China is expected to close more mines as its supply-side reform moves to its next phase and it targets eliminating more zombie companies, said Zhu Baoliang, chief economist and director of economic forecasting at China's State Information Center.

Zhu, whose policymaking think tank is run by the National Development and Reform Commission, told delegates at the Credit Suisse Asian Investment Conference in Hong Kong on March 20 that supply-side structural reform has significantly reduced inefficient capacity across different sectors, but the problem of zombie companies— which refers to long-term loss-making companies that may have already ceased production — has yet to be solved.

"For the past two years, [the reform] focused on capacity cuts. The next two to three years, we will target zombie companies," Zhu said, referring to the fact that capacity cuts may only lead to staff reductions at zombie companies instead of closures.

Zhu expects more mines to be closed in the following years, especially in remote areas, as the government aims to further improve the country's capacity utilization rate.

The campaign is in line with China's new economic reform initiatives in which it prioritizes quality of growth over rate of growth, Zhu said. "The recent institutional reforms also serve the same goal."

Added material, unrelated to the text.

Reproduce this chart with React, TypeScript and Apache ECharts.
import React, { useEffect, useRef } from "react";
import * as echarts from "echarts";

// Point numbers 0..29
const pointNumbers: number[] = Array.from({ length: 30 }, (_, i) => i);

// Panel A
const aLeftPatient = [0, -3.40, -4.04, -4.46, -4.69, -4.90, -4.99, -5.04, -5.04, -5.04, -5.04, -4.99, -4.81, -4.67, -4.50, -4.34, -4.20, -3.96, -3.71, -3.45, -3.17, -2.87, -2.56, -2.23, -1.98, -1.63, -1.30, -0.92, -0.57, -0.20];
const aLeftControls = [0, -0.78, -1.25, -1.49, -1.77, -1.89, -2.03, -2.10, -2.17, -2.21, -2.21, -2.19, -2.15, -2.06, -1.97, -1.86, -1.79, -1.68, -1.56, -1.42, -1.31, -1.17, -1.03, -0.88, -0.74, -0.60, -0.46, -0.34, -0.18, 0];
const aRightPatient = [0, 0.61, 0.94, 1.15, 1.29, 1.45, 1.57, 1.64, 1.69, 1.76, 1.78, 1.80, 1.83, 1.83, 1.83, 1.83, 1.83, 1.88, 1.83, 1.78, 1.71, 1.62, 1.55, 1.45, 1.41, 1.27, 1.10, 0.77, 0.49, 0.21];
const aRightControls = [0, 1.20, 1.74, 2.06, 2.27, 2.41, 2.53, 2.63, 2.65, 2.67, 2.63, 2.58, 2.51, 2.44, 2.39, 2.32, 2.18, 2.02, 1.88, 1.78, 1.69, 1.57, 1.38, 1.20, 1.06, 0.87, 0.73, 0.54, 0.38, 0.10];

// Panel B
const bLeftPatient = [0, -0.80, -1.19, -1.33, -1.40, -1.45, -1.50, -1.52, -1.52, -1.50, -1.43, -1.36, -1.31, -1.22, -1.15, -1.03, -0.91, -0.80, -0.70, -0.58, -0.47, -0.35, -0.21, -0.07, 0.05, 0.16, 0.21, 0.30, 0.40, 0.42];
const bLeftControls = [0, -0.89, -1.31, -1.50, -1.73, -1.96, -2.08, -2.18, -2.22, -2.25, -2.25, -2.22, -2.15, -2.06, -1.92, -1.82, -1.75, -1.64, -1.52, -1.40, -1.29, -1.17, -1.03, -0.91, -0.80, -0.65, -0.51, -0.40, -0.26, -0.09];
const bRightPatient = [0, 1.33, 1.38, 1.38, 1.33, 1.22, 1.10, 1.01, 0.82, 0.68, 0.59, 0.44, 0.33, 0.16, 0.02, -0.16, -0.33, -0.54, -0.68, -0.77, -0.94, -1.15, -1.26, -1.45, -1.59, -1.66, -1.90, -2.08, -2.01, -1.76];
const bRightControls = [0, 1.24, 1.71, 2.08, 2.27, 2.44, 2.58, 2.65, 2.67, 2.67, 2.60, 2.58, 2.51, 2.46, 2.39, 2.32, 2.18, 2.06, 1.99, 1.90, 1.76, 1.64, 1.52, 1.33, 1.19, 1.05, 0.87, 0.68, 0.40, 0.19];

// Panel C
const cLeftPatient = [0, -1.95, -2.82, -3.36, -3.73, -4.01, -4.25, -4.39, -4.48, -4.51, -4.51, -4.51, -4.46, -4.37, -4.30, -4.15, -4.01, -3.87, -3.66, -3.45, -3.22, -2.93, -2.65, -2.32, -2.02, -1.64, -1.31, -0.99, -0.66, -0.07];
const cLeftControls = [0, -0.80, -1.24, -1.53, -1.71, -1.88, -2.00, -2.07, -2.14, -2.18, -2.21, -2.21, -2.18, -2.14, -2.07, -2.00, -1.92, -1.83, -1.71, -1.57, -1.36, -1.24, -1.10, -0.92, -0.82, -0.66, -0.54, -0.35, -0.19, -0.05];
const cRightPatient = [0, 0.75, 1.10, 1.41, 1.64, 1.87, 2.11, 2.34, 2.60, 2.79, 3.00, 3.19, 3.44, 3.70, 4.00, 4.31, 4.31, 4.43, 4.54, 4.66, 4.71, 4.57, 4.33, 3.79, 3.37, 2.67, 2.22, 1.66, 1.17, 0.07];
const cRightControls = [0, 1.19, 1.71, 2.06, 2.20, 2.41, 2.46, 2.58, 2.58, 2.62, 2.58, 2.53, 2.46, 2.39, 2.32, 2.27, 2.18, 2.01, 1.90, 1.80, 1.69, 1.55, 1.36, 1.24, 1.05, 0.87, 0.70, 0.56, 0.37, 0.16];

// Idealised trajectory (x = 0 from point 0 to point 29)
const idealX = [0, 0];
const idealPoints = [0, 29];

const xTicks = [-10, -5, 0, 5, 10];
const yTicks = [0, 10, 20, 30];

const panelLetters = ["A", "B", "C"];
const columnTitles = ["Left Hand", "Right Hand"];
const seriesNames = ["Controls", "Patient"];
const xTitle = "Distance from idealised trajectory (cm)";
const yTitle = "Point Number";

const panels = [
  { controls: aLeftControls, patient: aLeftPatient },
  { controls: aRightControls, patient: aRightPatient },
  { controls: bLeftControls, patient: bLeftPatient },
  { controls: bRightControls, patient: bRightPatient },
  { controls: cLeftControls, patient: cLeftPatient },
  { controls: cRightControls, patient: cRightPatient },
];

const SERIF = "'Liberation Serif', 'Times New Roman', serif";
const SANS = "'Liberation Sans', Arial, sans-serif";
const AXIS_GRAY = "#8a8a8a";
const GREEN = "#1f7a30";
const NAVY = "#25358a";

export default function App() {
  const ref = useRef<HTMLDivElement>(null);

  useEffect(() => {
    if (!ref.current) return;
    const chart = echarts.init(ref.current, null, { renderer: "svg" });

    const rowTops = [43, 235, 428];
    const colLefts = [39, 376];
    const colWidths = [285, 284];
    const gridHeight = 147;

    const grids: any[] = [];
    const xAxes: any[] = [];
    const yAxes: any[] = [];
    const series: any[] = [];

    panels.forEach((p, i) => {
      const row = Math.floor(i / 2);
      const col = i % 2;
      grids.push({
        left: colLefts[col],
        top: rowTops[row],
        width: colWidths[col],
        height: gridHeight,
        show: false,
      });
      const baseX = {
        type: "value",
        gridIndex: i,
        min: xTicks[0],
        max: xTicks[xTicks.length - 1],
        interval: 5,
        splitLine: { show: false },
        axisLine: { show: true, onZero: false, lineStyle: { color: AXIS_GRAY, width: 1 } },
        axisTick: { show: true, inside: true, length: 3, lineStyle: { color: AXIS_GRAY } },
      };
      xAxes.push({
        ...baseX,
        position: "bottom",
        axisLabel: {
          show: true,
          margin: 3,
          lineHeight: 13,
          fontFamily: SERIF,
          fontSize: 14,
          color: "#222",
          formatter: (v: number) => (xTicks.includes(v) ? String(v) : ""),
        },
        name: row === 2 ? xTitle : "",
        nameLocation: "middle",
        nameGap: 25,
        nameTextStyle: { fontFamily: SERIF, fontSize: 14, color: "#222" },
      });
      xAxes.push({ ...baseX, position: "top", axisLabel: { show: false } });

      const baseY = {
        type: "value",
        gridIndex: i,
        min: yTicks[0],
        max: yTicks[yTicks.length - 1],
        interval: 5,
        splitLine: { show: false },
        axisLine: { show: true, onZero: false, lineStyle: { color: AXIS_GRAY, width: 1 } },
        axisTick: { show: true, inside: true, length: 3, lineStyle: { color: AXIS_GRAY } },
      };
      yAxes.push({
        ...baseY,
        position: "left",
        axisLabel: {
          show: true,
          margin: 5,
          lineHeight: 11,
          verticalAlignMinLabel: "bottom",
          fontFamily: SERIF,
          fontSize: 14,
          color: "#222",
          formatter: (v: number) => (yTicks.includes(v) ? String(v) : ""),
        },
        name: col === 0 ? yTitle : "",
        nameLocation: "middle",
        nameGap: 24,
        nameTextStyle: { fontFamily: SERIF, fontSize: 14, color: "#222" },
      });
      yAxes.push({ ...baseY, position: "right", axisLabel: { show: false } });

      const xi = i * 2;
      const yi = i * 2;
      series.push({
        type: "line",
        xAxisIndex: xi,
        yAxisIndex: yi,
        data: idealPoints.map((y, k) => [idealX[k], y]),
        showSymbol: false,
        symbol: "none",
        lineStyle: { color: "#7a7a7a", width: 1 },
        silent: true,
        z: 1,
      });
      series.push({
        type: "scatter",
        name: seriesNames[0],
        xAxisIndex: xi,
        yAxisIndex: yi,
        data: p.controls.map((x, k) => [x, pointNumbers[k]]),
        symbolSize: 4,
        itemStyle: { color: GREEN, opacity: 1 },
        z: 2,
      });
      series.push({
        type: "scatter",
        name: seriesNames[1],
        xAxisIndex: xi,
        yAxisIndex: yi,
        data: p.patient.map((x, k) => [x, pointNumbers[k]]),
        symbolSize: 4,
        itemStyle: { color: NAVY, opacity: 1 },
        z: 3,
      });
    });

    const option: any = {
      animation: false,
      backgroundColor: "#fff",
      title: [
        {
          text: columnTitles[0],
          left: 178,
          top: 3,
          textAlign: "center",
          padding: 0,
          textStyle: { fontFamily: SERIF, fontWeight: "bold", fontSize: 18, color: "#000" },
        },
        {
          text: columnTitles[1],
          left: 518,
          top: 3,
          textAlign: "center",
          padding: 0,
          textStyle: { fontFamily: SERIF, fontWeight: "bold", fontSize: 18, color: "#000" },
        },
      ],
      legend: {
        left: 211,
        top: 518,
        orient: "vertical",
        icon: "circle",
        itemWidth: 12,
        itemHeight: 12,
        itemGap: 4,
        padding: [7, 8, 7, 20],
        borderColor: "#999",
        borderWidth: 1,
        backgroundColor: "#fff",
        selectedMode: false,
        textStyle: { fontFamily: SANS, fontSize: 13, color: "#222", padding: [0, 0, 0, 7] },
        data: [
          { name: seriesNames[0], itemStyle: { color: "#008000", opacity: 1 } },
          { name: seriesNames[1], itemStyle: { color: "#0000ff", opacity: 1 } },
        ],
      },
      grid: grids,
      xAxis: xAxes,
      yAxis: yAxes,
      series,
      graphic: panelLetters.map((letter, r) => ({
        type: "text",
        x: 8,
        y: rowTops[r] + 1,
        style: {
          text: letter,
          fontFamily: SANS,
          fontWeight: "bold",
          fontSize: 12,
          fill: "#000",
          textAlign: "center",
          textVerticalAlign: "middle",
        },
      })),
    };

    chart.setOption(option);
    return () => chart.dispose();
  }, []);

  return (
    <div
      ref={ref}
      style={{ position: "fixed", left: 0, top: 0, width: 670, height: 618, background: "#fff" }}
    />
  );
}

The regrouping and centralizing of central government departments, which creates a ministry of natural resources and a ministry of ecological environment, will accelerate the establishment of a new assessment system for government departments and officers, Zhu said, who believes that evaluations would be based on factors in addition to GDP.

Zhu also said trade conflicts between the U.S. and China are a potential risk to China's economic growth.

"We are confident to maintain an economic growth of around 6.3% for the next three years," Zhu said, adding that the government is ready for a slowdown in economic growth and may to reduce infrastructure investments as part of its deleveraging efforts.

"Trade conflict with the U.S. is a potential risk, and we are still evaluating how big the impacts could be," Zhu said, adding that the growth outlook for domestic consumption and exports remains positive.

While the U.S. may impose tariffs on up to US$60 billion of Chinese imports, Zhu believes that China would be able to manage the risk even if actual tariffs reached the upper limit of the estimate.